Much else that seems fishy about the conviction has since emerged, some of it uncovered by Mr Stafford-Smith himself and some by a life insurance firm with which both the Moo Youngs had taken out policies just before their deaths - worth $1m each. It is now suggested that, for example, the prosecution had told the defence privately that Maharaj had failed a lie-detector test and that Butler, the witness, had passed his. It is now claimed that the opposite was true. Maharaj had passed his polygraph test, denying that he had been at the hotel at the time of the murder.

Mr Stafford-Smith also alleges that the state had evidence, which it suppressed at the time of the trial, that the Moo Youngs did far more than invest in legitimate property deals. They allegedly also had direct links with the drugs-smuggling trade from Latin America.

It appears, moreover, that they were engaged in a huge money-laundering scam, worth some $5bn, that spanned the Caribbean. If, as Mr Stafford-Smith believes, the Moo Youngs were also attempting to skim profits from the laundering operation - thus defrauding others much more powerful than Maharaj - then, he said, "surely that gives a much better idea of a motive for someone else to kill them".

In short, the justices, sitting in the Supreme Court in Tallahassee, will be told not only that the first trial was deeply flawed but also that Maharaj was set up and framed by the true perpetrators of the Moo Young slayings. They will hear that he can provide no fewer than eight witnesses ready to testify that he was indeed in Fort Lauderdale when the shootings occurred. Meanwhile, others who testified for the state at the trial have since recanted their testimonies.

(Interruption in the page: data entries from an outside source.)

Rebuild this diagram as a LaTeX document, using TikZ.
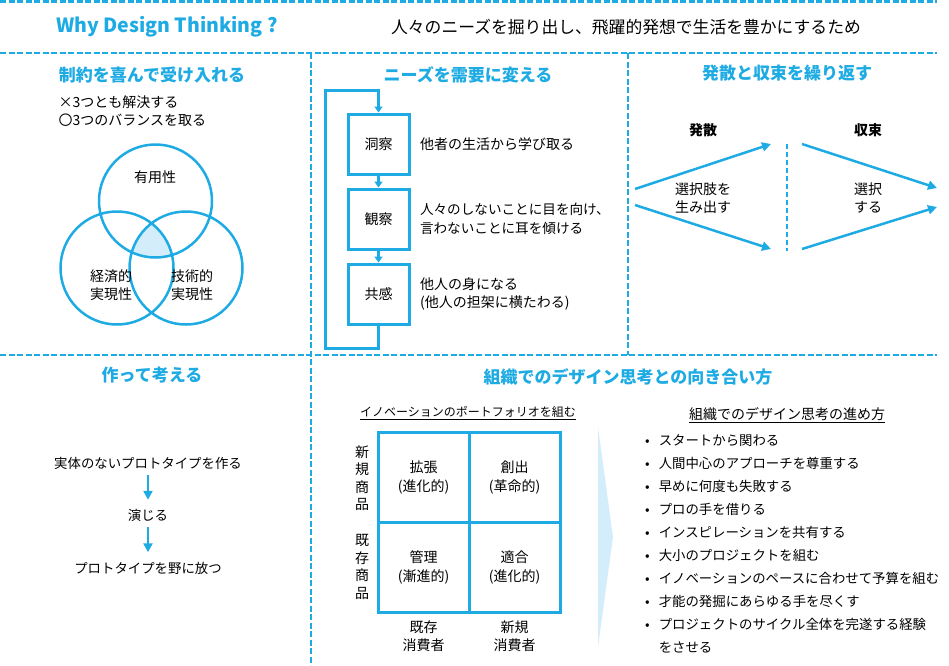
\documentclass[tikz,border=0pt]{standalone}
\usepackage{fontspec}
\setmainfont{Noto Sans CJK JP}
\usetikzlibrary{positioning,arrows.meta}
\definecolor{dtblue}{HTML}{1EABE3}
\definecolor{dtlight}{HTML}{D3EEFA}
\tikzset{
  divider/.style={dtblue, line width=2.4pt, dash pattern=on 6pt off 2.5pt},
  heading/.style={text=dtblue, font=\fontsize{17}{20}\selectfont\bfseries},
  body/.style={font=\fontsize{14}{18.5}\selectfont, align=center},
  stepbox/.style={draw=dtblue, line width=3pt, minimum width=61pt, minimum height=60pt,
    font=\fontsize{14}{17}\selectfont},
  cell/.style={draw=dtblue, line width=3pt, minimum width=91pt, minimum height=90pt,
    font=\fontsize{14}{19}\selectfont, align=center},
  flow/.style={dtblue, line width=3pt, -{Triangle[width=8pt,length=6pt]}},
  branch/.style={dtblue, line width=2.5pt, -{Triangle[width=9pt,length=9pt]}},
  vennline/.style={dtblue, line width=2.5pt}
}
\begin{document}
\begin{tikzpicture}[x=1pt, y=-1pt, node distance=75pt, on grid]
\useasboundingbox (0,0) rectangle (949,665);
% frame
\draw[divider] (0,1.5) -- (937,1.5);
\draw[divider] (0,53) -- (937,53);
\draw[divider] (0,355) -- (937,355);
\draw[divider] (311,53) -- (311,665);
\draw[divider] (628,53) -- (628,355);

% title row
\node[heading, font=\fontsize{19.5}{22}\selectfont\bfseries] (why) at (167,27) {Why Design Thinking ?};
\node[font=\fontsize{16.8}{20}\selectfont] (purpose) at (626,27) {人々のニーズを掘り出し、飛躍的発想で生活を豊かにするため};

% constraints
\node[heading] (accept) at (152,75) {制約を喜んで受け入れる};
\node[body, anchor=west, align=left] (rule) at (55,111) {×3つとも解決する\\〇3つのバランスを取る};
\coordinate (cuse) at (155.5,201);
\coordinate (cecon) at (117,268);
\coordinate (ctech) at (186,268);
\begin{scope}
  \clip (cuse) circle (56.5pt);
  \clip (cecon) circle (56.5pt);
  \fill[dtlight] (ctech) circle (56.5pt);
\end{scope}
\draw[vennline] (cuse) circle (56.5pt) (cecon) circle (56.5pt) (ctech) circle (56.5pt);
\node[body] (useful) at (155,177) {有用性};
\node[body] (econ) at (111,285) {経済的\\実現性};
\node[body] (tech) at (192,285) {技術的\\実現性};

% needs to demand
\node[heading] (demand) at (468,75) {ニーズを需要に変える};
\node[stepbox] (insight) at (378.5,144) {洞察};
\node[stepbox, below=of insight] (observe) {観察};
\node[stepbox, below=of observe] (empathy) {共感};
\coordinate (loopbl) at (325,348);
\coordinate (looptl) at (325,90);
\draw[flow] (insight) -- (observe);
\draw[flow] (observe) -- (empathy);
\draw[flow] (empathy.south) |- (loopbl) -- (looptl) -| (insight.north);
\node[body, anchor=west, align=left] (learn) at ([xshift=6pt]insight.east) {他者の生活から学び取る};
\node[body, anchor=west, align=left, font=\fontsize{13.6}{18.5}\selectfont] (notice) at ([xshift=6pt]observe.east) {人々のしないことに目を向け、\\言わないことに耳を傾ける};
\node[body, anchor=west, align=left] (inshoes) at ([xshift=6pt]empathy.east) {他人の身になる\\(他人の担架に横たわる)};

% diverge and converge
\node[heading] (repeat) at (787,73) {発散と収束を繰り返す};
\node[body, font=\fontsize{14}{17}\selectfont\bfseries] (diverge) at (703,130) {発散};
\node[body, font=\fontsize{14}{17}\selectfont\bfseries] (converge) at (868,130) {収束};
\coordinate (dstart1) at (635,189);
\coordinate (dstart2) at (635,205);
\coordinate (dend1) at (771,144);
\coordinate (dend2) at (771,249);
\coordinate (cstart1) at (802,144);
\coordinate (cstart2) at (802,249);
\coordinate (cend1) at (937,188);
\coordinate (cend2) at (937,207);
\draw[branch] (dstart1) -- (dend1);
\draw[branch] (dstart2) -- (dend2);
\draw[branch] (cstart1) -- (cend1);
\draw[branch] (cstart2) -- (cend2);
\draw[dtblue, line width=2pt, dash pattern=on 5pt off 3pt] (787,144) -- (787,251);
\node[body] (options) at (703,198) {選択肢を\\生み出す};
\node[body] (choose) at (868,198) {選択\\する};

% build to think
\node[heading] (build) at (152,375) {作って考える};
\begin{scope}[node distance=52.5pt, body/.append style={font=\fontsize{13.4}{18}\selectfont}]
\node[body] (proto) at (148,463) {実体のないプロトタイプを作る};
\node[body, below=of proto] (act) {演じる};
\node[body, below=of act] (release) {プロトタイプを野に放つ};
\end{scope}
\draw[branch, shorten <=2pt, shorten >=6pt] (proto) -- (act);
\draw[branch, shorten <=2pt, shorten >=6pt] (act) -- (release);

% organisation
\node[heading] (org) at (628,377) {組織でのデザイン思考との向き合い方};
\node[body, font=\fontsize{12}{16}\selectfont] (portfolio) at (468,413) {\underline{イノベーションのポートフォリオを組む}};
\node[cell] (expand) at (423.5,477.5) {拡張\\(進化的)};
\node[cell] (create) at (514.5,477.5) {創出\\(革命的)};
\node[cell] (manage) at (423.5,567.5) {管理\\(漸進的)};
\node[cell] (adapt) at (514.5,567.5) {適合\\(進化的)};
\node[body, font=\fontsize{14}{17.5}\selectfont] (newprod) at (362,478) {新\\規\\商\\品};
\node[body, font=\fontsize{14}{17.5}\selectfont] (oldprod) at (362,567) {既\\存\\商\\品};
\node[body] (oldcust) at (423.5,636) {既存\\消費者};
\node[body] (newcust) at (514.5,636) {新規\\消費者};
\fill[dtlight] (598,427) -- (613,537) -- (598,647) -- cycle;
\node[body] (howto) at (787,415) {\underline{組織でのデザイン思考の進め方}};
\node[anchor=north west, inner sep=0pt, font=\fontsize{13.4}{23}\selectfont] (practices) at (645,429.5) {%
\begin{tabular}{@{}l@{\hspace{9pt}}l@{}}
• & スタートから関わる\\
• & 人間中心のアプローチを尊重する\\
• & 早めに何度も失敗する\\
• & プロの手を借りる\\
• & インスピレーションを共有する\\
• & 大小のプロジェクトを組む\\
• & イノベーションのペースに合わせて予算を組む\\
• & 才能の発掘にあらゆる手を尽くす\\
• & プロジェクトのサイクル全体を完遂する経験\\
  & をさせる
\end{tabular}};
\end{tikzpicture}
\end{document}
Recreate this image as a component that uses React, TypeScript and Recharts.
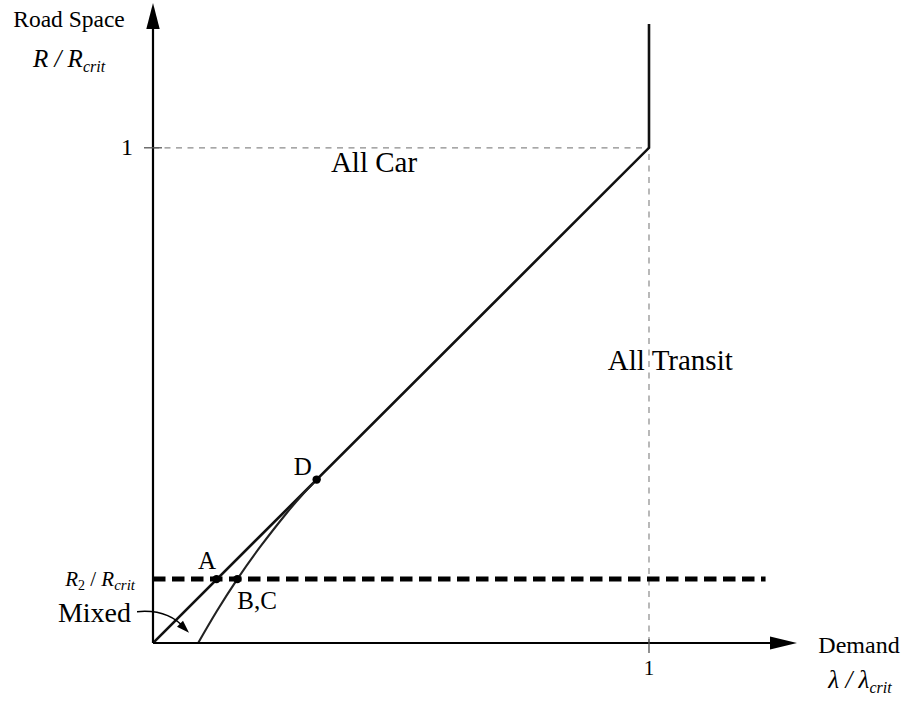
import React from 'react';
import { LineChart, Line, XAxis, YAxis, ReferenceLine, ReferenceDot } from 'recharts';

// boundary between "All Car" and "All Transit" regions
const boundaryX = [0, 1, 1];
const boundaryY = [0, 1, 1.25];
// curve bounding the mixed region
const mixedX = [0.091, 0.1285, 0.17, 0.2175, 0.27, 0.299, 0.33];
const mixedY = [0, 0.064, 0.129, 0.196, 0.263, 0.297, 0.33];
// R2 / Rcrit level
const r2Level = 0.129;
const pointNames = ['A', 'B,C', 'D'];
const pointX = [0.128, 0.17, 0.33];
const pointY = [0.129, 0.129, 0.33];
const xTicks = [1];
const yTicks = [1];

const boundaryData = boundaryX.map((x, i) => ({ x, y: boundaryY[i] }));
const mixedData = mixedX.map((x, i) => ({ x, y: mixedY[i] }));

const FONT = '"Liberation Serif", "Times New Roman", Times, serif';

const txt = (content: React.ReactNode, dx: number, dy: number, size: number, anchor: string, italic = false) =>
  (p: any) => (
    <text
      x={p.cx + dx}
      y={p.cy + dy}
      fontSize={size}
      fontFamily={FONT}
      fontStyle={italic ? 'italic' : 'normal'}
      textAnchor={anchor}
      fill="#000"
    >
      {content}
    </text>
  );

export default function App() {
  return (
    <div style={{ position: 'absolute', left: 0, top: 0, background: '#fff' }}>
      <LineChart
        width={905}
        height={702}
        margin={{ top: 24, right: 132, bottom: 0, left: 0 }}
      >
        <XAxis
          type="number"
          dataKey="x"
          domain={[0, 1.25]}
          ticks={xTicks}
          allowDataOverflow
          tick={false}
          tickLine={false}
          height={59}
          axisLine={{ stroke: '#000', strokeWidth: 2.2 }}
        />
        <YAxis
          type="number"
          dataKey="y"
          domain={[0, 1.25]}
          ticks={yTicks}
          allowDataOverflow
          tick={false}
          tickLine={false}
          width={153}
          axisLine={{ stroke: '#000', strokeWidth: 2.2 }}
        />

        {/* grey guide lines */}
        <ReferenceLine
          segment={[{ x: 0, y: yTicks[0] }, { x: xTicks[0], y: yTicks[0] }]}
          stroke="#8a8a8a"
          strokeWidth={1.2}
          strokeDasharray="6 5.5"
          ifOverflow="visible"
        />
        <ReferenceLine
          segment={[{ x: xTicks[0], y: 0 }, { x: xTicks[0], y: yTicks[0] }]}
          stroke="#8a8a8a"
          strokeWidth={1.2}
          strokeDasharray="6 5.5"
          ifOverflow="visible"
        />

        {/* R2 level */}
        <ReferenceLine
          segment={[{ x: 0, y: r2Level }, { x: 1.235, y: r2Level }]}
          stroke="#000"
          strokeWidth={5}
          strokeDasharray="12.5 6.5"
          ifOverflow="visible"
        />

        <Line
          data={boundaryData}
          dataKey="y"
          type="linear"
          stroke="#111"
          strokeWidth={2.6}
          dot={false}
          activeDot={false}
          isAnimationActive={false}
        />
        <Line
          data={mixedData}
          dataKey="y"
          type="natural"
          stroke="#222"
          strokeWidth={2.1}
          dot={false}
          activeDot={false}
          isAnimationActive={false}
        />

        {/* points */}
        {pointX.map((x, i) => (
          <ReferenceDot key={pointNames[i]} x={x} y={pointY[i]} r={4.2} fill="#000" stroke="none" ifOverflow="visible" />
        ))}

        {/* axis arrowheads */}
        <ReferenceDot
          x={1.244}
          y={0}
          ifOverflow="visible"
          shape={(p: any) => (
            <polygon points={`${p.cx},${p.cy - 6.5} ${p.cx + 27},${p.cy} ${p.cx},${p.cy + 6.5}`} fill="#000" />
          )}
        />
        <ReferenceDot
          x={0}
          y={1.24}
          ifOverflow="visible"
          shape={(p: any) => (
            <polygon points={`${p.cx - 6.7},${p.cy} ${p.cx},${p.cy - 26} ${p.cx + 6.7},${p.cy}`} fill="#000" />
          )}
        />

        {/* ticks */}
        <ReferenceDot
          x={xTicks[0]}
          y={0}
          ifOverflow="visible"
          shape={(p: any) => (
            <g>
              <line x1={p.cx} x2={p.cx} y1={p.cy - 4} y2={p.cy + 10} stroke="#555" strokeWidth={1.3} />
              <text x={p.cx} y={p.cy + 32} fontSize={21} fontFamily={FONT} textAnchor="middle" fill="#000">
                {String(xTicks[0])}
              </text>
            </g>
          )}
        />
        <ReferenceDot
          x={0}
          y={yTicks[0]}
          ifOverflow="visible"
          shape={(p: any) => (
            <g>
              <line x1={p.cx - 9} x2={p.cx + 9} y1={p.cy} y2={p.cy} stroke="#555" strokeWidth={1.3} />
              <text x={p.cx - 20} y={p.cy + 7} fontSize={24} fontFamily={FONT} textAnchor="end" fill="#000">
                {String(yTicks[0])}
              </text>
            </g>
          )}
        />

        {/* point labels */}
        <ReferenceDot x={pointX[0]} y={pointY[0]} ifOverflow="visible"
          shape={txt(pointNames[0], -9.5, -10, 25, 'middle')} />
        <ReferenceDot x={pointX[1]} y={pointY[1]} ifOverflow="visible"
          shape={txt(pointNames[1], 0, 30, 25, 'start')} />
        <ReferenceDot x={pointX[2]} y={pointY[2]} ifOverflow="visible"
          shape={txt(pointNames[2], -14, -5, 25, 'middle')} />

        {/* region labels */}
        <ReferenceDot x={0.4456} y={0.952} ifOverflow="visible"
          shape={txt('All Car', 0, 0, 29, 'middle')} />
        <ReferenceDot x={1.043} y={0.552} ifOverflow="visible"
          shape={txt('All Transit', 0, 0, 29, 'middle')} />

        {/* Mixed label with arrow */}
        <ReferenceDot
          x={0.0726}
          y={0.0208}
          ifOverflow="visible"
          shape={(p: any) => (
            <g>
              <path
                d={`M${p.cx - 52},${p.cy - 21} C${p.cx - 30},${p.cy - 23} ${p.cx - 14},${p.cy - 16} ${p.cx - 4},${p.cy - 4}`}
                fill="none"
                stroke="#000"
                strokeWidth={1.5}
              />
              <polygon
                points={`${p.cx},${p.cy} ${p.cx - 12},${p.cy - 6} ${p.cx - 6},${p.cy - 12}`}
                fill="#000"
              />
              <text x={p.cx - 58} y={p.cy - 11} fontSize={28} fontFamily={FONT} textAnchor="end" fill="#000">
                Mixed
              </text>
            </g>
          )}
        />

        {/* R2 / Rcrit label */}
        <ReferenceDot x={0} y={r2Level} ifOverflow="visible"
          shape={txt(
            <>
              <tspan fontStyle="italic">R</tspan>
              <tspan fontSize={14} dy={4}>2</tspan>
              <tspan dy={-4}> / </tspan>
              <tspan fontStyle="italic">R</tspan>
              <tspan fontStyle="italic" fontSize={15} dy={4}>crit</tspan>
            </>,
            -18, 7, 21, 'end')} />

        {/* axis titles */}
        <ReferenceDot x={0} y={1.25} ifOverflow="visible"
          shape={txt('Road Space', -84, 3, 23.5, 'middle')} />
        <ReferenceDot x={0} y={1.25} ifOverflow="visible"
          shape={txt(
            <>
              <tspan>R / R</tspan>
              <tspan fontSize={16} dy={5}>crit</tspan>
            </>,
            -84, 43, 25, 'middle', true)} />
        <ReferenceDot x={1.25} y={0} ifOverflow="visible"
          shape={txt('Demand', 86, 10, 24, 'middle')} />
        <ReferenceDot x={1.25} y={0} ifOverflow="visible"
          shape={txt(
            <>
              <tspan>λ / λ</tspan>
              <tspan fontSize={16} dy={5}>crit</tspan>
            </>,
            87, 45, 25, 'middle', true)} />
      </LineChart>
    </div>
  );
}
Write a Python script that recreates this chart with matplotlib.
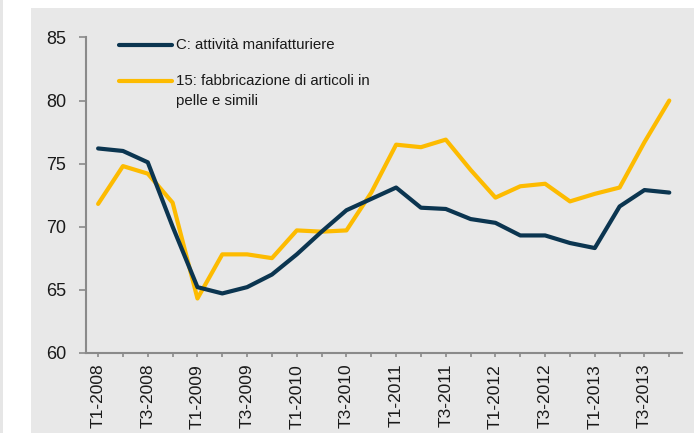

Also speaking up for Maharaj in London is Lord Goodhart, the Liberal Democrat peer. "There are some extraordinary and gross irregularities in the conduct of the case, which makes the conviction wholly unsound," he remarked. "The Bar is particularly concerned with the procedural flaws. It is quite extraordinary that the judge was hauled off in shackles after three days of the trial and that his successor took over and did not restart the trial."

One voice, however, is missing. And of all the twists in this sorry tale, this is surely the strangest and most poignant. Not one word has been heard from a certain Ramesh Maharaj. This name you may know if you are from Trinidad and Tobago itself, or if you have been following its government's zealous reintroduction, over recent months, of the death penalty there. The politician most directly responsible for reinstating the gallows in the city prison of Port of Spain is that country's powerful and charismatic Attorney-General - Ramesh Maharaj. And Ramesh, believe it nor not, is Krishna's younger brother.

It is perhaps not surprising, in such extraordinary circumstances, that Ramesh Maharaj has kept his counsel on his brother's predicament. Reporters who have attempted to draw him on the subject have met with determined silence. It was Krishna, after all, who paid for his younger brother's legal training in London and helped him to the position he now holds. But as the Caribbean's foremost proponent of accelerating executions, Ramesh, apparently, has opted not to speak out about a brother who is himself on death row.

Ramesh, says Mr Stafford-Smith, has been "absolutely useless" to Krishna. But then so, he adds, has almost everyone else - the state of Florida, the British Government and indeed us, the British media, too.